Early Aerial Recon

Not long after the end of World War 1 in 1918, the Chief Forester for the U.S. Forest Service, Henry S. Graves, contacted the Chief of the Army Air Service--later known as the Army Air Corps--inquiring about the possibility of cooperating with the Forest Service for the purpose of providing aerial fire detection over some of the forests of the Western States.

Col. Hap Arnold, who would later become head of the U.S. Army Air Force during WW II, was in charge of the Western Department of the U.S. Air Service at the time and did much to help initiate aerial fire patrols. The Missoula Sentinel paper of Missoula, Montana on Saturday, May 17, 1919 had this comment: "District No. 5 Establishes Patrol Over Angeles Forest; Will Be Extended, if Successful, as Expected. Officials of District No. 1 of the forest service have received word of the establishment of the first air patrol of national forests, to begin June 1, making the sky pilot who will give early warning of fires a reality at last.

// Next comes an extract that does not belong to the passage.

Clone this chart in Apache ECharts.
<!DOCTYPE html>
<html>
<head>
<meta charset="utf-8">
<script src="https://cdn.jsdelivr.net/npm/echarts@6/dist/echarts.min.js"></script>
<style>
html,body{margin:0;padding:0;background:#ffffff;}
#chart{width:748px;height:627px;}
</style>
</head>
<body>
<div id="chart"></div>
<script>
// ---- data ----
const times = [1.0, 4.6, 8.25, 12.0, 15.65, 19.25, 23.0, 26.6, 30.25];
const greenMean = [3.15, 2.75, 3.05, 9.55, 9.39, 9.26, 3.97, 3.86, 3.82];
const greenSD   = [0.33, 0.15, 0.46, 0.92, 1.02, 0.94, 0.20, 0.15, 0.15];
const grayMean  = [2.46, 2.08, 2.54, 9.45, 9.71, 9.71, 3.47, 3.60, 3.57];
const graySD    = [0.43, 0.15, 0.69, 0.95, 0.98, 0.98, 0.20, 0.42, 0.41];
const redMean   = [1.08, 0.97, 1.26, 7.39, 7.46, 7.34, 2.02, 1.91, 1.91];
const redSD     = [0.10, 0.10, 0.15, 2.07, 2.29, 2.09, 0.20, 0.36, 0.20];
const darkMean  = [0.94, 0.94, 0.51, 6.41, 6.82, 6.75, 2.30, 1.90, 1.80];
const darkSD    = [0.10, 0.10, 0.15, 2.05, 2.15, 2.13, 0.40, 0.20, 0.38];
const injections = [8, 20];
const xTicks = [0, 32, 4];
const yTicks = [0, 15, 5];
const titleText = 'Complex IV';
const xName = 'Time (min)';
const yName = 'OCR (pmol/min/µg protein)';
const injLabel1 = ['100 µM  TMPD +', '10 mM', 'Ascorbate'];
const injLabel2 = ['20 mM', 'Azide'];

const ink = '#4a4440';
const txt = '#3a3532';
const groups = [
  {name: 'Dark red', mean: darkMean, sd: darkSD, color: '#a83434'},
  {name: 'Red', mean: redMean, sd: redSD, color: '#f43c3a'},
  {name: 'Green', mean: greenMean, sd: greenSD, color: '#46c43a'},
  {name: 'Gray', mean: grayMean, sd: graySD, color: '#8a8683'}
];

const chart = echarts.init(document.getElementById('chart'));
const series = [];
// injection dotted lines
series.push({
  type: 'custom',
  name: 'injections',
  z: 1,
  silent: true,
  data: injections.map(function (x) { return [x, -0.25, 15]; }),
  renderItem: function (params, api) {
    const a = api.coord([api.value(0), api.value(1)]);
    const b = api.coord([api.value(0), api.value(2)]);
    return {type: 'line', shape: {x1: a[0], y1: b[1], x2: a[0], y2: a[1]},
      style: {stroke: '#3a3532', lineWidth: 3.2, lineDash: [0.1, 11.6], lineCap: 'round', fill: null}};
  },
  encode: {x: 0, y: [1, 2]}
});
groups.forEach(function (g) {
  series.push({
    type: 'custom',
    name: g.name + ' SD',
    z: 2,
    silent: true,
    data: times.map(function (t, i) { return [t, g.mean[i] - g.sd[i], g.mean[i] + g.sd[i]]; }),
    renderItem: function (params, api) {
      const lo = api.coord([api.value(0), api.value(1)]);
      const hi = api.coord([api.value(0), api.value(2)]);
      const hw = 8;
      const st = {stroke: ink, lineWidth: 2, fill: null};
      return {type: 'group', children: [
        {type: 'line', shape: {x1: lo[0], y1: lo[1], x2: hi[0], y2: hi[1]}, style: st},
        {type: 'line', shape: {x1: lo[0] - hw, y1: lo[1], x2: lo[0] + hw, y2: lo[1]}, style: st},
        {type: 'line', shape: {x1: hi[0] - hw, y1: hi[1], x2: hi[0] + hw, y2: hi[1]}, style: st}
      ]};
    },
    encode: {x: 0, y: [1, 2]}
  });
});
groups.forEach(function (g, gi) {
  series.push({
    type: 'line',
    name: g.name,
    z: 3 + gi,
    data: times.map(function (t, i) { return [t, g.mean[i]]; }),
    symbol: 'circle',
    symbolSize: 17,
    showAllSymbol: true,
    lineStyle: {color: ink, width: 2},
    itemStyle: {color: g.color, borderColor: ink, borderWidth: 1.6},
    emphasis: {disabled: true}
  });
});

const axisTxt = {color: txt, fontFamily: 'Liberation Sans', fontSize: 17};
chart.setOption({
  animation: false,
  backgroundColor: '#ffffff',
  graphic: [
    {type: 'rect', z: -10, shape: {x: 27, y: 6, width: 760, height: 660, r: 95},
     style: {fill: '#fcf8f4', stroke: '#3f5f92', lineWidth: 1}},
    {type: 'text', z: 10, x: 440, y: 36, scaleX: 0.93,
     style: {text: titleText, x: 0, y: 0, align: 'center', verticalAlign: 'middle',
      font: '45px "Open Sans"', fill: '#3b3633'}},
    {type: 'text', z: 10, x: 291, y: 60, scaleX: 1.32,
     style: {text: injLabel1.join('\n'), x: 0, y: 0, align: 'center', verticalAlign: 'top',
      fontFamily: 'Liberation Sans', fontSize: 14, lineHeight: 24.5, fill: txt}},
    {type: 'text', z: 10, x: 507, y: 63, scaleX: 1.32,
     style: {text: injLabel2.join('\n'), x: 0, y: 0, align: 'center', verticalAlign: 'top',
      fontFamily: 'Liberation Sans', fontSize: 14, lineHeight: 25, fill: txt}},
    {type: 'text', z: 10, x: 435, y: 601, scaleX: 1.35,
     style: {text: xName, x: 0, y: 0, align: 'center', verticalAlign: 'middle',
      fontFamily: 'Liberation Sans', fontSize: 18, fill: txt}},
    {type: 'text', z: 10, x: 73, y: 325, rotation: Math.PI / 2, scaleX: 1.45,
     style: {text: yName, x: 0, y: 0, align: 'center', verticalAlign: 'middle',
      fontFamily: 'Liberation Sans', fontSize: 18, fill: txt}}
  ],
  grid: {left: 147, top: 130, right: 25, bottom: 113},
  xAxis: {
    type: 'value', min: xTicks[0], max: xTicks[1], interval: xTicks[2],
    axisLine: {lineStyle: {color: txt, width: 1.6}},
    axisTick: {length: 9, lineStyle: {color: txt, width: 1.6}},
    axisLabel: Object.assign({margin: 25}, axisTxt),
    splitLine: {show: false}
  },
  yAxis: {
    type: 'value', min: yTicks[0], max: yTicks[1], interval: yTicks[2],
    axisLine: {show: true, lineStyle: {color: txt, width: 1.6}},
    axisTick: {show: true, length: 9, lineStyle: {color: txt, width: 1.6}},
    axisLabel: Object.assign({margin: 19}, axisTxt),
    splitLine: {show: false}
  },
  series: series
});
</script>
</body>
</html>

The initial patrol will be established over the Angeles forest, in district No. 5, which is located conveniently near the army balloon school at Arcadia, Cal...This will be the beginning of experimental work in which the adaptability of aircraft to forest patrol work is to be tried out thoroughly. If the tests prove as successful as it is thought that they will be, it is expected that the airplane patrols will be extended before the end of the 1919 season and that airplanes will become a permanent feature of the forest service forces."

Aerial fire patrols in Region 1 (Montana, Idaho, and eastern Washington at the time), began in 1925. The Spokane Chronicle, June 25th, 1925, said: "Lieutenant Nick B. Mamer of Spokane today received appointment as forest fire patrol pilot for eastern Washington, northern Idaho and western Montana. He will leave Spokane tomorrow night for Rockwell Field, San Diego, to get his Liberty-motored deHaviland Airplane which will be used on the patrol..." The Army Air Corps (name changed from Army Air Service in 1925) had loaned two DH-4 deHaviland aircraft to the U. S. Forest Service for use on fire patrols out of Spokane. The other pilot at that time was R. T. Freng.

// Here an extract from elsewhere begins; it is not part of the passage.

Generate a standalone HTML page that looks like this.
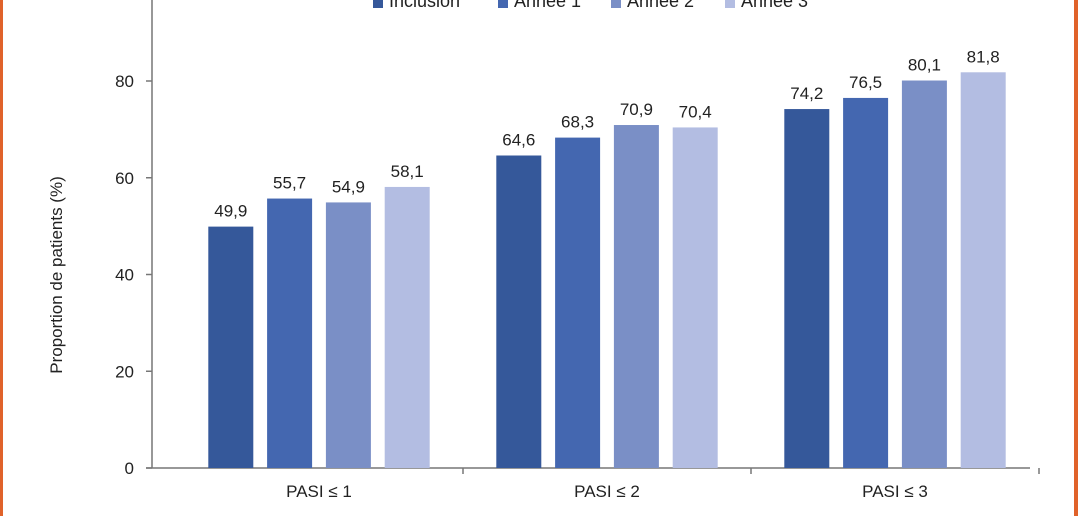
<!DOCTYPE html>
<html><head><meta charset="utf-8"><style>
html,body{margin:0;padding:0;background:#fff;}
svg{display:block;font-family:"Liberation Sans",sans-serif;}
</style></head><body>
<svg id="c" width="1078" height="516" viewBox="0 0 1078 516">
<rect x="0" y="0" width="3" height="516" fill="#e0622a"/>
<rect x="1074" y="0" width="4" height="516" fill="#e0622a"/>
<text x="62" y="275" transform="rotate(-90 62 275)" text-anchor="middle" font-size="17" fill="#222">Proportion de patients (%)</text>
<g id="legend"></g>
<g id="axes"></g>
<g id="bars"></g>
</svg>
<script>
const categories = ["PASI ≤ 1","PASI ≤ 2","PASI ≤ 3"];
const seriesNames = ["Inclusion","Année 1","Année 2","Année 3"];
const inclusion = [49.9,64.6,74.2];
const annee1 = [55.7,68.3,76.5];
const annee2 = [54.9,70.9,80.1];
const annee3 = [58.1,70.4,81.8];
const yTicks = [0,20,40,60,80];
const colors = ["#35589a","#4467b0","#7a8fc6","#b3bde2"];
const series = [inclusion,annee1,annee2,annee3];
const NS="http://www.w3.org/2000/svg";
const y0=468, yPer=(468-81)/80;
const y = v => y0 - v*yPer;
const bandStart=175, band=288;
const xc = i => bandStart + band*i + band/2;
const barW=45, barStep=58.8;
function mk(tag,attrs,parent){const e=document.createElementNS(NS,tag);for(const k in attrs)e.setAttribute(k,attrs[k]);parent.appendChild(e);return e;}
const axes=document.getElementById('axes'), bars=document.getElementById('bars'), legend=document.getElementById('legend');
let l=mk('line',{x1:152,y1:0,x2:152,y2:y0,stroke:'#777','stroke-width':1.5},axes);


l=mk('line',{x1:146,y1:y0,x2:1030,y2:y0,stroke:'#777','stroke-width':1.5},axes);


yTicks.forEach(t=>{
  const tk=mk('line',{x1:146,y1:y(t),x2:152,y2:y(t),stroke:'#777','stroke-width':1.5},axes);
  
  
  const tx=mk('text',{x:134,y:y(t)+6,'text-anchor':'end','font-size':17,fill:'#222'},axes);
  tx.textContent=t;
  
  
});
categories.forEach((c,i)=>{
  const tk=mk('line',{x1:xc(i)+band/2,y1:y0,x2:xc(i)+band/2,y2:y0+6,stroke:'#777','stroke-width':1.5},axes);
  
  
  const tx=mk('text',{x:xc(i),y:497,'text-anchor':'middle','font-size':17,fill:'#222'},axes);
  tx.textContent=c;
  
  
  series.forEach((s,j)=>{
    const cx=xc(i)+(j-1.5)*barStep;
    const r=mk('rect',{x:cx-barW/2,y:y(s[i]),width:barW,height:y0-y(s[i]),fill:colors[j]},bars);
    
    
    const t=mk('text',{x:cx,y:y(s[i])-10,'text-anchor':'middle','font-size':17,fill:'#222'},bars);
    t.textContent=s[i].toFixed(1).replace('.',',');
    
    
  });
});
const legX=[373,498,611,725];
seriesNames.forEach((n,j)=>{
  const g=mk('g',{},legend);
  
  
  mk('rect',{x:legX[j],y:-2,width:10,height:10,fill:colors[j]},g);
  const t=mk('text',{x:legX[j]+16,y:7,'font-size':18,fill:'#222'},g);
  t.textContent=n;
});
</script>
</body></html>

Nick Mamer was a legendary pilot, who had served with the U.S. Air Service during WW I, and later settled in Spokane, establishing the Mamer Flying Service and Mamer Air Transport firms. He taught Bob Johnson of the Johnson Flying Service of Missoula how to fly. During the time that he flew aerial fire patrols he never experienced a forced landing.

On August 15, 1929 he undertook a transcontinental non-stop flight, with Art Walker acting as mechanic and refueling hoseman, in a Buhl aircraft named the "Spokane Sun-God". The flight progressed from Spokane to San Francisco, on to New York and back to Spokane five days later. Aerial refueling was accomplished at a number of points along the flight path (one was over Missoula on the return trip). Mamer and Walker did not sleep during those five days aloft. They set a number of records, one of which was a world's record non-stop flight of 7,200 miles.

During the period 1925-1935 Forest Inspector Howard R. Flint and Nick Mamer were inseparably connected with the pioneering of aerial activities in the Northern Rocky Mountain Region. Then on January 10, 1938, while flying as a chief pilot for Northwest Airlines on a Lockheed Model 14-H Super Electra during a flight from Seattle to Minneapolis, parts of the tail section were torn from the aircraft while over the Bridger Range about 15 miles northeast of Bozeman, Montana and the plane went into a dive. Mamer, copilot Fred West and eight passengers died instantly. There wasn't any stewardess on the plane. Later, an investigation revealed that the tail structure had failed on the new design from what is known as "natural resonance, or period of vibration". So ended the life of one of the very first aerial fire patrol pilots in the northwest, a pilot who at one time was known as "Mr. Spokane Aviation".

Howard Flint became ill while on a trip down the Salmon River in Idaho with a National Geographic expedition in 1935. He was flown out of a small, dangerous strip-Mackey Bar--along the river by Dick Johnson in a Travel Air, but died shortly after at Missoula on October 14th of that year. R. T. Freng, who, along with Nick Mamer, flew aerial patrols out of Spokane beginning in 1925, passed away at Palo Alto, California July 23, 1952.

It was during 1925-1935 when aerial photography in the Forest Service expanded from a small experimental stage to large-scale production. Cargo dropping from aircraft was first employed on actual fires in 1929 and became a very practical means of supplying and resupplying fire fighters about five years later.